À l’époque de saint Pie X, une grande partie de la musique liturgique, en particulier en Italie et en Espagne, s’inspirait de modèles d’opéra légers accompagnés de solos, virtuoses occasionnels, qui auraient trouvé leur place davantage dans un théâtre que dans une église.
Bien que sa vision de la nature cléricale de la musique liturgique n’ait pas été historiquement exacte, le désir de souverain pontife d’éliminer les interprétations non édifiantes et de rétablir la liturgie dans la sainteté, la dignité et la beauté par la restauration du chant grégorien et de la polyphonie classique étaient des objectifs nobles.
Au cours des décennies suivantes, les efforts de l’Église ont connu un certain succès en augmentant l’utilisation du chant grégorien, et de nombreux laïcs ont appris les rudiments des principales mélodies traditionnelles.
Ce succès n’a pas été universel, et le document n’a pas été mis en œuvre partout. Il en fut de même pour l’exclusion des femmes de la chorale, qui fut largement ignorée ou négligée dans certains pays, même si elle restait une politique officielle.

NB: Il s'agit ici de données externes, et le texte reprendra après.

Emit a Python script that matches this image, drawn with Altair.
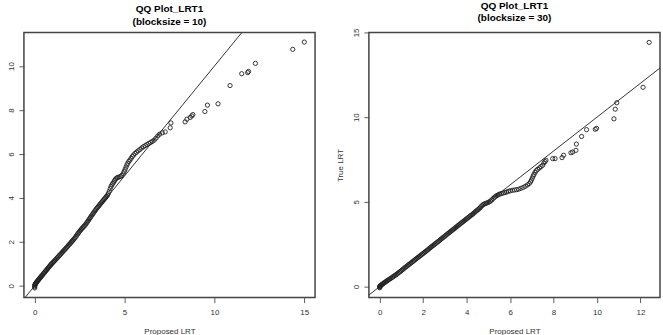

En 1955, le document « Musicae Sacrae Disciplina » admet à nouveau la possibilité d’admettre les femmes dans le chœur, mais à titre exceptionnel et uniquement si le chœur est situé en dehors du sanctuaire. Ces restrictions ont été confirmées dans l’« Instructio de Musica Sacra et Sacra Liturgia » de 1958.
La constitution du Concile Vatican II sur la liturgie, Sacrosanctum Concilium, a abandonné la connotation strictement cléricale de la chorale, ainsi que la notion cléricalisée du culte en général, dans la mesure où elle considère la célébration comme l’acte de toute l’assemblée, clercs et laïcs, unis dans une communion hiérarchique.
La chorale est considérée comme une partie intégrante de l’assemblée qui offre un service particulier à la sanctification du culte divin. À la lumière des développements conciliaires et post-conciliaires de la théologie liturgique, les réserves sur la participation des femmes aux chorales et à plusieurs autres ministères liturgiques, est tout à fait discutable.